Tunisian philosopher

Soumaya Mestiri (born 1976) is a Tunisian philosopher.

== Life ==
After her studies, she was a lecturer at the University Paris, where she supported a thesis in 2003 entitled "The Conception of the Person in the Philosophy of John Rawls: Trial of Reconstruction of the Theory of Justice as Equity," in front of a jury chaired by Emmanuel Picavet, and also including Catherine Audard and Monique Canto-Sperber. Next, she conducted postdoctoral research at the University of Louvain-la-Neuve and, in 2005, returned to teach in Tunisia. She was a professor at the Faculty of Humanities and Social Sciences in Tunis.

Her thesis was published as a book in 2007 by the House of the Sciences of the Man and was renamed From the Individual to the Citizen: Rawls and the Problem of the Person, followed in 2009 by another book, Rawls: Justice and Equity. She started studying the philosophical texts of the Arab-Muslim tradition, translating and commenting on the medieval Persian philosopher Al-Fârâbî, the philosopher and mathematician Al-Kindi and the writer, theologian and naturalist Al-Jahiz.

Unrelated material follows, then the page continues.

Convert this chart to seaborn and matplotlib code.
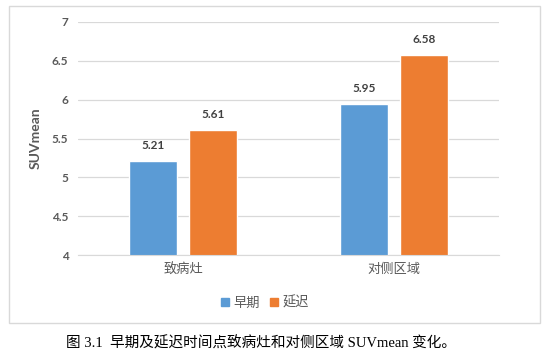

Starting in 2009, her research took a new directions, specifically Arab-Muslim themes such as democracy and Islam, Al-Kindi and Ibn Khaldoun and Amartya Sen. She also studies the relationship between feminism, Western society and Islamic society, and also explores the debate in France on burkinis, highlighting French feminist reactions which call burkinis a form of "overhanging compassion" vis-à-vis the Muslim woman.

== Works ==
- "De l'individu au citoyen: Rawls et le problème de la personne" (2007)
- "Rawls: justice et équité" (2009)
- "Décoloniser le féminisme: une approche transculturelle" (2016).